A command line tool to identify unused code.

Image of Unused Output

"What kinds of projects can I used it on?"

Anything.

Yes, literally anything.

It's probably best if you have a ctags file you can pipe into it, but if you have another way to pipe a bunch of methods/functions/classes/modules/whatever in, that works too.

Right now, there are some special cases built in for Rails and Phoenix apps (specifically, assumptions about what's fine to only have one reference to, e.g. Controllers in Rails and Views in Phoenix), but it'll work on Rubygems, Elixir packages, or anything else.

That said, be confident the code you're removing won't break your program. Especially with projects built in Ruby, Elixir, or JavaScript, there are ways to dynamically trigger or define behavior that may be surprising. A test suite can help here, but still cannot determine every possible execution path.

Installing

You can install my formulae via Homebrew with brew tap:

brew tap joshuaclayton/formulae

Next, run:

brew install unused

Alternatively, you can install by hand.

Installing by hand

This project uses Haskell and Stack.

Once you have these tools installed:

stack setup
stack install

This will generate a binary in $HOME/.local/bin; ensure this directory is in your $PATH.

Using Unused

unused reads from a pipe expecting a series of tokens to search the codebase for.

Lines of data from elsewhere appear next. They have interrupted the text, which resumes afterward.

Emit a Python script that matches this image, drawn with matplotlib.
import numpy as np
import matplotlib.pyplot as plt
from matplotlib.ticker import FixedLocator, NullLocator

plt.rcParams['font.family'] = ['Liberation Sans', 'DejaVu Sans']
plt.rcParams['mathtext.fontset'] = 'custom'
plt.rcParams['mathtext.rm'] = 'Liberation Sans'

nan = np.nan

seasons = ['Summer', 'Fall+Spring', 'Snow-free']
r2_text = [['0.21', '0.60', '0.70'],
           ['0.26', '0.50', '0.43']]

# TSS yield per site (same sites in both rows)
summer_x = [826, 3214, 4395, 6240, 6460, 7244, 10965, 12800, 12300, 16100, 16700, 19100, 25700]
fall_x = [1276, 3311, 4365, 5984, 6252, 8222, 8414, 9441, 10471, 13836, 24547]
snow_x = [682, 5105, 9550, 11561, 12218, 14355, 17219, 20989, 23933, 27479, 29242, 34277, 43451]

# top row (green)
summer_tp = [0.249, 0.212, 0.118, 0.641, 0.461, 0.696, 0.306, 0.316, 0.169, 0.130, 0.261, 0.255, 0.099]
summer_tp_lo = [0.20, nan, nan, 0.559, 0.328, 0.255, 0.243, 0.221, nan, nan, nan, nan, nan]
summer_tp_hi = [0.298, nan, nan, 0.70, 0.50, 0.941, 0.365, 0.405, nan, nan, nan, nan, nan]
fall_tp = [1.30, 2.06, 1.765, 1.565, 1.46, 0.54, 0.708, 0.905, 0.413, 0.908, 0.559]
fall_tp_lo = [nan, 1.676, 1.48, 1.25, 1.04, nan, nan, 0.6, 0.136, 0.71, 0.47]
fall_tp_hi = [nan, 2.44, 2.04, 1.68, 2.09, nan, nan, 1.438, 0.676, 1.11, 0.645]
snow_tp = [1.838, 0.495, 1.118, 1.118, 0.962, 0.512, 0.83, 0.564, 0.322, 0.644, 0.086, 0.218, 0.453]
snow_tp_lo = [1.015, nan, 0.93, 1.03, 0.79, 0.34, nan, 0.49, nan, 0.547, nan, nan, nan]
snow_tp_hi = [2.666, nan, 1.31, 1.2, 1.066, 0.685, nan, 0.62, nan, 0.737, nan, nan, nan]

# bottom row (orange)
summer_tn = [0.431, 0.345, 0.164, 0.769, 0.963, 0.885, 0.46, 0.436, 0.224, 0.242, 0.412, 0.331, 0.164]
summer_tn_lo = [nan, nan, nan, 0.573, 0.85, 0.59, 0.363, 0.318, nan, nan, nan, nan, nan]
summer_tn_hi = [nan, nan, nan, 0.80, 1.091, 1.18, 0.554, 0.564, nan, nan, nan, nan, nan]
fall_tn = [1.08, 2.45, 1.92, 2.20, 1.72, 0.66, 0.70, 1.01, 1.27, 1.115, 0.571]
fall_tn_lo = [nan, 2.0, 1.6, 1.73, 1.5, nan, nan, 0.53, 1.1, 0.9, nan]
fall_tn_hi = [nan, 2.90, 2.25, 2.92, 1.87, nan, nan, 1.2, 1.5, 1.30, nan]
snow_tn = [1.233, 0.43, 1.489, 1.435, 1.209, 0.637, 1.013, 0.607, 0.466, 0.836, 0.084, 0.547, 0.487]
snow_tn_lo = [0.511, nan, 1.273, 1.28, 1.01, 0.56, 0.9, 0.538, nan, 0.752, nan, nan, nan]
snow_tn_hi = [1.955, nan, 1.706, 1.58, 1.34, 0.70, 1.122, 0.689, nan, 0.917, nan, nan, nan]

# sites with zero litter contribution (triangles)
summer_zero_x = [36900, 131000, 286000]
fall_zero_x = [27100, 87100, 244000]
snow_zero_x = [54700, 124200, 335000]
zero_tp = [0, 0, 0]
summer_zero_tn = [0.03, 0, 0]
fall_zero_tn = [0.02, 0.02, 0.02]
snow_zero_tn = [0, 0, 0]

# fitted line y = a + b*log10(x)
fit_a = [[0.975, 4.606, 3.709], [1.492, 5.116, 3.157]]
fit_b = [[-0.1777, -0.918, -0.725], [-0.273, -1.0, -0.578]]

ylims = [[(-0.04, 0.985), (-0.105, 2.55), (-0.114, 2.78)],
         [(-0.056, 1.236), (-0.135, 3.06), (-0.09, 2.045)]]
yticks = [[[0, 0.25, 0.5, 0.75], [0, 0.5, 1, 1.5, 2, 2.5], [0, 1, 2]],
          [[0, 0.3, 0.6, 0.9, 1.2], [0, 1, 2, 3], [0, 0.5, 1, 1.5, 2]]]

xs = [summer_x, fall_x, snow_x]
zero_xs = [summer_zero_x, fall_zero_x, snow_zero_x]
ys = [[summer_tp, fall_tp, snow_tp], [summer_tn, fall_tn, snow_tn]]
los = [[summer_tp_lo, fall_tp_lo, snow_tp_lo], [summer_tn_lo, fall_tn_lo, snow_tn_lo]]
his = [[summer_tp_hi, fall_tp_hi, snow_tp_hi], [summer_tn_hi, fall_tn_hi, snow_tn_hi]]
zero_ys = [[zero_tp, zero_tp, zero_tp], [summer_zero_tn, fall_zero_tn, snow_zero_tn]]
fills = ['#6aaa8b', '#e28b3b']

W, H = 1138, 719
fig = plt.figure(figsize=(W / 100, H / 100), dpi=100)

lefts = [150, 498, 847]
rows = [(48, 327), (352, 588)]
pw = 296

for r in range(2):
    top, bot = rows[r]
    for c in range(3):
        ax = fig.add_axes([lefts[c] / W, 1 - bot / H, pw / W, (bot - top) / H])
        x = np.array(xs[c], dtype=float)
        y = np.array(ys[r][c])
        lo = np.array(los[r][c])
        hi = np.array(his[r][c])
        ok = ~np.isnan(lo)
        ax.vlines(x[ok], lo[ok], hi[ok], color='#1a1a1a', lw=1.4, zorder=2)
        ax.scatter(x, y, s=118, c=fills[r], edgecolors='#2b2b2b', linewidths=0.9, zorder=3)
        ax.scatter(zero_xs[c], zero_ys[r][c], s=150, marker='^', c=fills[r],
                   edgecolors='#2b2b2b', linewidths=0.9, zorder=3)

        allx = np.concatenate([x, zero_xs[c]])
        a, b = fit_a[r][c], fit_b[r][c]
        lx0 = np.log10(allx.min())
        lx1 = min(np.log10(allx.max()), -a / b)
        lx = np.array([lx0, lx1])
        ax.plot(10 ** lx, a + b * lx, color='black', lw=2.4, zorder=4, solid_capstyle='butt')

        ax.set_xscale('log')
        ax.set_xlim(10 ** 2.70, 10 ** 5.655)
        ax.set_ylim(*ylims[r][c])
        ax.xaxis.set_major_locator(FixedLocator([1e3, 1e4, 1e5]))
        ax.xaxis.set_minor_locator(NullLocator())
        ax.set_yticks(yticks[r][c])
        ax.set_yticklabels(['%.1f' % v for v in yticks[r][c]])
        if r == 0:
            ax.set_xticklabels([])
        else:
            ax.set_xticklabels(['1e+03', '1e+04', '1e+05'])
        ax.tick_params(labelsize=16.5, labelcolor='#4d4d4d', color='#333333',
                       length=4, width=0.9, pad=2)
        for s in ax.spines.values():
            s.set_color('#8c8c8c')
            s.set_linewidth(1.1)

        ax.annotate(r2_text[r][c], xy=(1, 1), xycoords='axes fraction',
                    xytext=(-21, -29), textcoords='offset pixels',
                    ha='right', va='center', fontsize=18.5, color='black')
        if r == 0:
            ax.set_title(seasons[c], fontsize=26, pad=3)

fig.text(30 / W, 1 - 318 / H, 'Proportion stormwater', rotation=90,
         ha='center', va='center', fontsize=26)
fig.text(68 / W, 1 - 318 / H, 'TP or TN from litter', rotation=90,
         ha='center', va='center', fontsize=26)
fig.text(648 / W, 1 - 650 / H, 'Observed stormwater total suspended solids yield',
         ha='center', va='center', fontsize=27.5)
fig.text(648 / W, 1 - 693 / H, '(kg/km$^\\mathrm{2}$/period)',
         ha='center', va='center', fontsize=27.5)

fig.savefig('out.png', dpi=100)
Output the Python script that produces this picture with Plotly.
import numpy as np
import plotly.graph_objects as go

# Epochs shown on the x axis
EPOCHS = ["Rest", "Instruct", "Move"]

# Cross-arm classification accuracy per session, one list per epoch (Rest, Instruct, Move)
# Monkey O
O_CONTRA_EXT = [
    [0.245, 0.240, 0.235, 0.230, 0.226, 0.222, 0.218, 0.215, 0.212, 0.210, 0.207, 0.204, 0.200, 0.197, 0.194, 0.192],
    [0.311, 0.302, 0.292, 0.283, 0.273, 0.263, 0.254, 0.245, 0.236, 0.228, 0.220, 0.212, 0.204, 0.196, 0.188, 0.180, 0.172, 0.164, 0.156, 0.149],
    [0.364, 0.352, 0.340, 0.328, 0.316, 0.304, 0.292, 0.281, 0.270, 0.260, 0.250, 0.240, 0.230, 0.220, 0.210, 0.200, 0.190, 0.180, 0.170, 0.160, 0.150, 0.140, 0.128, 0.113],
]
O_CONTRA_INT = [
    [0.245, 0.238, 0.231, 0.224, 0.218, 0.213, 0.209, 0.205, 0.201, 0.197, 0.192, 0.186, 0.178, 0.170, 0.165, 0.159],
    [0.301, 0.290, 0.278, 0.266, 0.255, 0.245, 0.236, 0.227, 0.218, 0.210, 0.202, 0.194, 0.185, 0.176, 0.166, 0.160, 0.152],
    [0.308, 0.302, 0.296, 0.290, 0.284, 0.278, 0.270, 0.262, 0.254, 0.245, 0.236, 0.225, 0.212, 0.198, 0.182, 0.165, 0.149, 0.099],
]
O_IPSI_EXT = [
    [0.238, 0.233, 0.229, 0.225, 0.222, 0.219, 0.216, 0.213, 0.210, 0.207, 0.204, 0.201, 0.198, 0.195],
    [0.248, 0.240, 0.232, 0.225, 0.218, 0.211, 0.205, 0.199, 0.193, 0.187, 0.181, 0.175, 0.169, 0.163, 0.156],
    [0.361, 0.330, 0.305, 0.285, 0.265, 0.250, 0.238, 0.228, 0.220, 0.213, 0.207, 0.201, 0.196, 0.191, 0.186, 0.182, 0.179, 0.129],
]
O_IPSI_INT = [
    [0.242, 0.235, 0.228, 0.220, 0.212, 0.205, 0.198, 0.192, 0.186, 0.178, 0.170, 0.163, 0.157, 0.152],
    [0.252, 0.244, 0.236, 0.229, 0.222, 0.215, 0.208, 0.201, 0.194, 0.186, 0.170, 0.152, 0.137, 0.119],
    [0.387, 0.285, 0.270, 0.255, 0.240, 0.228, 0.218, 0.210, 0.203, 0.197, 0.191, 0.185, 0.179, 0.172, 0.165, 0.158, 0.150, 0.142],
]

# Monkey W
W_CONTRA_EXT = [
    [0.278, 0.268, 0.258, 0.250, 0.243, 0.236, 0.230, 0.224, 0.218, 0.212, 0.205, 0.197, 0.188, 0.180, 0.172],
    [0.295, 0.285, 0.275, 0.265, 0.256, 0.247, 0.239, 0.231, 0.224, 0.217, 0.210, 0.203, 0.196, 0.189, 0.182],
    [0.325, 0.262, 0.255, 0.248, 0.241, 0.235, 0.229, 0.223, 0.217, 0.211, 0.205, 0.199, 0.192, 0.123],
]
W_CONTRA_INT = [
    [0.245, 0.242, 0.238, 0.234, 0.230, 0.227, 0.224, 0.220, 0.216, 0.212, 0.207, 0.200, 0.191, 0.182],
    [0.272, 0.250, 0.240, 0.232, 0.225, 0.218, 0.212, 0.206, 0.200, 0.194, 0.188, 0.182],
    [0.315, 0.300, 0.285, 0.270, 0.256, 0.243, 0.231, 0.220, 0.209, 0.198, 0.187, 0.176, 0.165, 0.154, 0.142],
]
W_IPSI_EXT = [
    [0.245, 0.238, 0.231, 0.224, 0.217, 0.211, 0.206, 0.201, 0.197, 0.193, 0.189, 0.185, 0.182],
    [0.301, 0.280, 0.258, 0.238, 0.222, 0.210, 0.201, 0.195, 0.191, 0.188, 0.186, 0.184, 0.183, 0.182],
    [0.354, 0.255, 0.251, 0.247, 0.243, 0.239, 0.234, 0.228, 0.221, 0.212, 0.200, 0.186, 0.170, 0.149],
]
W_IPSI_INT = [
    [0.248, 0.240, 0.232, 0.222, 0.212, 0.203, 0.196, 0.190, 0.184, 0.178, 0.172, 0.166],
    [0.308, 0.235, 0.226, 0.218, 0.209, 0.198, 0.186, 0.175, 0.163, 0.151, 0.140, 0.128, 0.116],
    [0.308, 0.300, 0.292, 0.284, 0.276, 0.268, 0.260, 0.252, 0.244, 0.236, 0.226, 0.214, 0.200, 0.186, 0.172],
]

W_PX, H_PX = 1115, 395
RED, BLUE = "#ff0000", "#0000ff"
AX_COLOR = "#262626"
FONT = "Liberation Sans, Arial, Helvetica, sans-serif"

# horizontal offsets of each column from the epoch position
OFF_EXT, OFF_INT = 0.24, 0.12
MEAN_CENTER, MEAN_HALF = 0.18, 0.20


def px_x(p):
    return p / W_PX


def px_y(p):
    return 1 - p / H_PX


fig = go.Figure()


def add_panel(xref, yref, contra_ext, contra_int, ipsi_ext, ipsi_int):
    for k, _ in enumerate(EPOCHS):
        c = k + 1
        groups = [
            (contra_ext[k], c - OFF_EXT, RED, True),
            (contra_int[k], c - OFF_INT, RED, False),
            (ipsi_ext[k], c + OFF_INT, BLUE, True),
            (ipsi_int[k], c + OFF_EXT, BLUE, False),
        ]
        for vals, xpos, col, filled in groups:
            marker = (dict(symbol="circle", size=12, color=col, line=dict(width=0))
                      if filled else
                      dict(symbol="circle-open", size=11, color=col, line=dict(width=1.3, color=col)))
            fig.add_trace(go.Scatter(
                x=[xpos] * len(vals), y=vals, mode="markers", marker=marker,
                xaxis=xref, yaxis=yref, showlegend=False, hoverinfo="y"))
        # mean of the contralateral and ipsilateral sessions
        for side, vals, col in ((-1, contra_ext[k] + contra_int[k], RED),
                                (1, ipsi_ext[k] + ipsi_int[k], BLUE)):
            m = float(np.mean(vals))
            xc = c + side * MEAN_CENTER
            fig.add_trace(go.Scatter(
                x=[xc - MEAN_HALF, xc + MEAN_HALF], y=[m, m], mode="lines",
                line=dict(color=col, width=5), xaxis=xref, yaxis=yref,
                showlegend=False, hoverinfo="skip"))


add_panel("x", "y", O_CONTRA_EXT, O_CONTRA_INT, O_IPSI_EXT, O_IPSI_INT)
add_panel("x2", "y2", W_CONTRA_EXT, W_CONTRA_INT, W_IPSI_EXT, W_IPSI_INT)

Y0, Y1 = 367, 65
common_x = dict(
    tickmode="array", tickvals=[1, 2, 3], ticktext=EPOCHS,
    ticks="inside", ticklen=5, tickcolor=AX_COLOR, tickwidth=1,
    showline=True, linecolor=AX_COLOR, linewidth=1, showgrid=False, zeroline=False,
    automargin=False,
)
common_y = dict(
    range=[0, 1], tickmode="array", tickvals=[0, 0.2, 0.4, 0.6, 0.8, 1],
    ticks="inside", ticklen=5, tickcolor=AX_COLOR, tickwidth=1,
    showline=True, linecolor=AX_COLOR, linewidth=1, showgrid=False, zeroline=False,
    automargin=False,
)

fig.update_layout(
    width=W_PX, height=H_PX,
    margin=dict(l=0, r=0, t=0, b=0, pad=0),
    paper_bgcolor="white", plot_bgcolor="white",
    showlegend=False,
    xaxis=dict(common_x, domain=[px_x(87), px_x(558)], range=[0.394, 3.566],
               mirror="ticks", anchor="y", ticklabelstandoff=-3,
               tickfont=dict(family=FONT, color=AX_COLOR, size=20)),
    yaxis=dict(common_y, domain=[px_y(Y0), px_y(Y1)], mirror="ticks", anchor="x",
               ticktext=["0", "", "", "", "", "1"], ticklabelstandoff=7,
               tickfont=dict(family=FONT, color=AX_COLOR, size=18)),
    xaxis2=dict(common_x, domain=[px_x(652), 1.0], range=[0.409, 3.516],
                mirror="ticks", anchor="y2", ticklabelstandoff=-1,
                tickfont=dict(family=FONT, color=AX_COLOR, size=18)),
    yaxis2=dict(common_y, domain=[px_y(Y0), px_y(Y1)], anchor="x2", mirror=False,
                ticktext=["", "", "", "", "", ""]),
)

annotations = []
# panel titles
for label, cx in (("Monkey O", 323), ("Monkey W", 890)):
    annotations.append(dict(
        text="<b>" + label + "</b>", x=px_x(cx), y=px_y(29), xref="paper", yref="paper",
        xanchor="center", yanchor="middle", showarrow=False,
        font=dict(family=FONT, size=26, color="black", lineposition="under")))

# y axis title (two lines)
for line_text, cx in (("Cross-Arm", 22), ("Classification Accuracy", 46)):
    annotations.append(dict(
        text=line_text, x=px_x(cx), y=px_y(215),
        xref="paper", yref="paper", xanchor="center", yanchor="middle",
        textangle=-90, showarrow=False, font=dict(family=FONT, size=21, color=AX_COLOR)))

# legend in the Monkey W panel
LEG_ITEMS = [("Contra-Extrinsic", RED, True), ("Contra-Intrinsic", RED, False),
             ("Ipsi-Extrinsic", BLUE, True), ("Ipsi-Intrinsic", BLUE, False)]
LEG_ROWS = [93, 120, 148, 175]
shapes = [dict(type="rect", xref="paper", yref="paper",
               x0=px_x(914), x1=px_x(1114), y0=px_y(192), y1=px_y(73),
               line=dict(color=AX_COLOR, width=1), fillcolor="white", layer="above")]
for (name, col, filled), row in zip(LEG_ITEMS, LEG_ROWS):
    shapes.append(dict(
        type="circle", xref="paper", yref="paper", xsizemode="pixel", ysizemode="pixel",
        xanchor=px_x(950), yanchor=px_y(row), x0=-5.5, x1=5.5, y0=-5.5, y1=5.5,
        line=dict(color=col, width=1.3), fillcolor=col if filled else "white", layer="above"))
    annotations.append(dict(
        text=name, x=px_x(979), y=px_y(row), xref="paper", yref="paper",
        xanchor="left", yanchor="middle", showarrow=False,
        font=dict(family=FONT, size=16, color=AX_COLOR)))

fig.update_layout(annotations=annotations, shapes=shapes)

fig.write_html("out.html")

The recommended way to do this is to clean up your tags file and pipe it in:

cat .git/tags | cut -f1 | sort -u | unused

My end goal is to have the latter rolled up into unused itself, so you can navigate to a directory, run unused, and everything works as expected.

Requirements

Unused leverages Ag to analyze the codebase; as such, you'll need to have ag available in your $PATH. This is set as an explicit dependency in Homebrew.

Testing

To run the test suite, run:

stack test

License

Copyright 2016 Josh Clayton. See the LICENSE.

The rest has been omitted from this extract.